Begin with a quick poll: “What costs do you think a firm can’t change in the short‑run?” Use the responses to link prior knowledge of fixed vs variable costs. Explain that today’s success criteria are to correctly identify short‑run vs long‑run cost concepts, draw the key curves, and apply shutdown and equilibrium rules.

Lesson Structure:
  1. Do‑Now (5’): Students complete a short worksheet matching cost terms to definitions.
  2. Mini‑lecture (10’): Review short‑run vs long‑run horizons and introduce the cost formulas (TC, AFC, AVC, ATC, MC, LRAC, LRMC).
  3. Guided Practice (12’): Using the projector, sketch SR cost curves step‑by‑step, highlighting where MC intersects AVC and ATC.

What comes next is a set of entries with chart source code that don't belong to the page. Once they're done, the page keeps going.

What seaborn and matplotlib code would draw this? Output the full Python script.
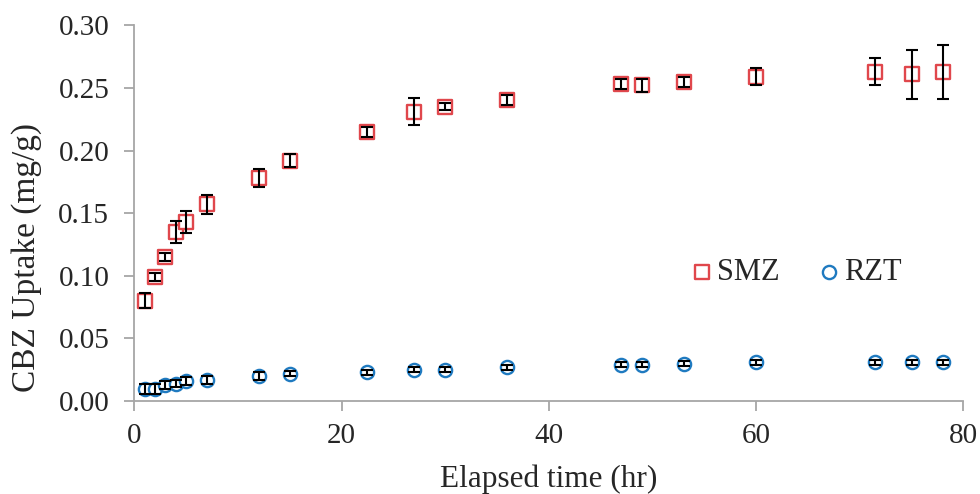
import numpy as np
import pandas as pd
import matplotlib
matplotlib.use("Agg")
import matplotlib.pyplot as plt
import seaborn as sns

# elapsed time (hr)
time_hr = [1, 2, 3, 4, 5, 7, 12, 15, 22.5, 27, 30, 36, 47, 49, 53, 60, 71.5, 75, 78]

# SMZ uptake and error (mg/g)
smz = [0.080, 0.099, 0.115, 0.135, 0.143, 0.157, 0.178, 0.192, 0.215, 0.231, 0.235, 0.240,
       0.253, 0.252, 0.255, 0.259, 0.263, 0.261, 0.263]
smz_err = [0.006, 0.003, 0.003, 0.009, 0.009, 0.0076, 0.0075, 0.005, 0.004, 0.011, 0.003, 0.004,
           0.004, 0.005, 0.004, 0.007, 0.011, 0.0195, 0.0215]

# RZT uptake and error (mg/g)
rzt = [0.010, 0.010, 0.013, 0.014, 0.016, 0.017, 0.020, 0.022, 0.023, 0.025, 0.025, 0.027,
       0.029, 0.029, 0.030, 0.031, 0.031, 0.031, 0.031]
rzt_err = [0.004, 0.004, 0.003, 0.003, 0.003, 0.003, 0.003, 0.002, 0.002, 0.002, 0.002, 0.002,
           0.002, 0.002, 0.002, 0.002, 0.002, 0.002, 0.002]

df = pd.DataFrame({"t": time_hr * 2,
                   "uptake": smz + rzt,
                   "err": smz_err + rzt_err,
                   "sorbent": ["SMZ"] * len(time_hr) + ["RZT"] * len(time_hr)})

sns.set_style("white")
plt.rcParams['font.family'] = ['Liberation Serif', 'DejaVu Serif']

fig = plt.figure(figsize=(9.8, 4.94), dpi=100)
ax = fig.add_axes([0.137, 0.188, 0.846, 0.761])

red = "#e0474c"
blue = "#1f7ac0"

for name, col, mk, ms in [("SMZ", red, "s", 10.5), ("RZT", blue, "o", 9.5)]:
    d = df[df.sorbent == name]
    sns.scatterplot(x=d.t, y=d.uptake, marker=mk, s=ms ** 2, facecolor="white",
                    edgecolor=col, linewidth=1.7, label=name, zorder=2, ax=ax)
    ax.errorbar(d.t, d.uptake, yerr=d.err, fmt="none", ecolor="black", elinewidth=1.5,
                capsize=4, capthick=1.5, zorder=3)

ax.set_xlim(0, 80)
ax.set_ylim(0, 0.30)
ax.set_xticks([0, 20, 40, 60, 80])
ax.set_yticks(np.arange(0, 0.301, 0.05))
ax.yaxis.set_major_formatter(matplotlib.ticker.FormatStrFormatter("%.2f"))
ax.set_xlabel("Elapsed time (hr)", fontsize=22.5, labelpad=11)
ax.set_ylabel("CBZ Uptake (mg/g)", fontsize=24)
ax.yaxis.set_label_coords(-0.111, 0.383)
ax.tick_params(axis="both", labelsize=21, direction="out", length=7, width=1.3,
               color="#a6a6a6", bottom=True, left=True)
ax.tick_params(axis="x", pad=9)
ax.tick_params(axis="y", pad=11)

for side in ["top", "right"]:
    ax.spines[side].set_visible(False)
for side in ["left", "bottom"]:
    ax.spines[side].set_color("#a6a6a6")
    ax.spines[side].set_linewidth(1.3)

ax.legend(loc="center", bbox_to_anchor=(0.7925, 0.343), ncol=2, frameon=False,
          fontsize=22, handletextpad=-0.2, columnspacing=0.9, handlelength=1.4)

fig.savefig("out.png", dpi=100)
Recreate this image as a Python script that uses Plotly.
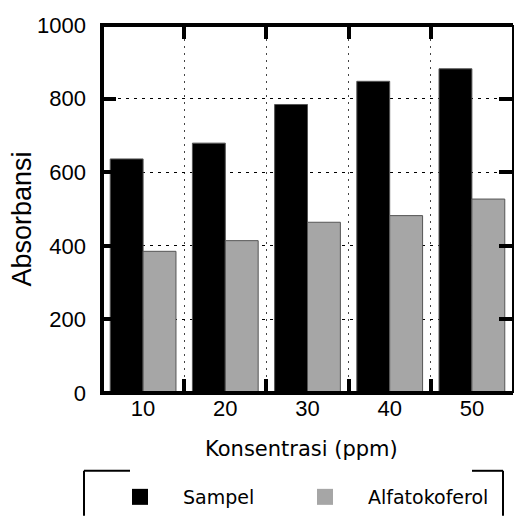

  4. Group Activity (15’): In pairs, students draw the LRAC envelope from several SR ATC curves on graph paper and annotate economies/diseconomies of scale.
  5. Check for Understanding (8’): Quick quiz via Kahoot or hand‑raise: identify the shutdown condition and long‑run equilibrium condition.
  6. Wrap‑Up Discussion (5’): Summarise key take‑aways and address any lingering misconceptions.
Conclusion:

Recap the main differences between short‑run and long‑run costs and the shapes of their curves. Ask students to write one exit‑ticket response: “When should a firm shut down in the short‑run and why?” Assign homework to complete a worksheet that requires calculating costs from given data and sketching both SR and LR curves.